Hello, good morning, and welcome back to another exciting edition of the Maseno Minute. From your team here at TLC, we hope you’re thriving today. If not, we hope you know you deserve to.
This morning, as you sip your coffee and peruse this article, look around your kitchen or office, or glance down your neighborhood street, and count how many plastic bags you see. There is probably one in your garbage can, maybe a cardboard box of small plastic sandwich bags in the third drawer from the top, as well. Don’t forget the pile of older bags stashed under the sink, waiting for their moment of repurpose, or the dewy plastic bag in the gutter next to the sidewalk, the wrinkles in the plastic marked by orange pine-needles and coffee-colored soil.
Plastic bags constitute a monstrously large cog in the machine of our society, and this has had a detrimental effect on our environment. In the US, the use of plastic bags has recently started declining, at least a little, as the importance of reusable bags has become more apparent. More sustainable—yet initially more expensive—solutions like reusable bags, however, are a financial privilege we take for granted in the US.
In Kenya, there is an egregiously excessive use of plastic bags: they are used in supermarkets; by roadside vendors of produce and food like samosas and chips; and in the slums, plastic bags are used as “flying toilets,” carrying human waste because these areas lack sewage systems. Because of this universal not just usage, but reliance, on plastic bags in Kenya, we were a bit surprised when the country recently passed a complete ban on all plastic bags. This means no garbage bags, no duty-free bags from the airport, and a fine of up to $38,000 or four years in jail for anyone caught with a bag.
And we, here at TLC, have a few thoughts on this.
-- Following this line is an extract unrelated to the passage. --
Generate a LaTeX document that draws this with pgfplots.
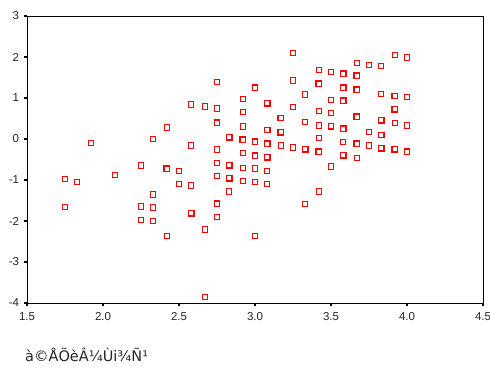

Firstly, we do not support the wasteful use of plastic bags. Kenyans use an estimated 10 million bags per year, and if plastic bag usage continues as it is, by 2050 there will be more plastic bags in the ocean than fish. In addition, Kenyan livestock often graze on trash, and many cows in slaughterhouses are found with up to 20 plastic bags in their stomachs, proof that plastic is working its way into the human food chain. So, a ban on plastic bags has to be a good thing, right?
Well, kind of. The problem with the bag-ban in Kenya is that government officials who advocated for the ban did not also advocate for a sustainable solution, like subsidized cloth bags, etc. This means that the poorest sector of Kenyans—the (usually women) selling produce and samosas on the street—will now be faced with an added costs to their businesses they are simply unable to finance. There is also the huge population of people living in slums who will no longer have a sewage system.
On a more personal note, however, the plastic bag ban impacts The Pad Project. When girls are given a pad kit, they receive two reusable base units and 8 reusable liners so they can use their pads all day long: when a liner is soiled, girls replace it and store it in a plastic bag until they can return home and clean it. However, without access to plastic bags, girls will not be able to change their liners during a long school day, forcing them to leave school while also adding unnecessary stress and worry to their lives.
To remedy this, The Pad Project would like to purchase wet bags—reusable waterproof and leak-resistant bags that zip shut, enclosing all moisture and odor—to distribute with each pad kit. We are happy and excited to do this, as we are ecstatic to be providing more sustainable solutions. However, this is an added cost we are not equipped to pay for, as wet bags are often quite expensive. Luckily, Pad Project Director Emma Stober has access to cheap wet bags at a store near her home in Japan that cost only $1 per bag. We are asking three people to donate $10/month for the next three months to help us buy wet bags so girls in Kenya can continue using their pads and stay in school.
We hope this week’s Maseno Minute has given you something to think about during your morning run or afternoon coffee fix, and maybe it has helped put sustainability measures here into the US into perspective. The US uses an estimated 380 billion plastic shopping bags annually, and that number does not even include garbage bags and other single-use plastic bags. This is embarrassing—the US, unlike Kenya, is perfectly equipped to enact a ban on plastic bags. Though California and Hawaii have passed legislation to limit plastic bag usage, we have taken no real responsibility on the issue. We often only opt for a reusable bag if it’s convenient, or if we will be seen at more “crunchy” (a term used for environmentally-friendly-hippie-establishments and people) grocery stores like Whole Foods. Because we prioritize keeping up appearances.
As you start your week, we ask you to consider what this plastic bag ban means for our girls in Kenya. We also challenge you to consider eliminating plastic bags from your life for the rest of the month of September—only ten more days—to see what some of the difficulties would be if you were living in Kenya with the bag-ban. With plastic bags, but also with our everyday lives, our lack of action often derives from the desire to simply do what is easiest, and not what is best. And we, here at TLC, think that is something is to think about.
From all of us at TLC, we hope you have a wonderful, exciting and hopefully bag-free week.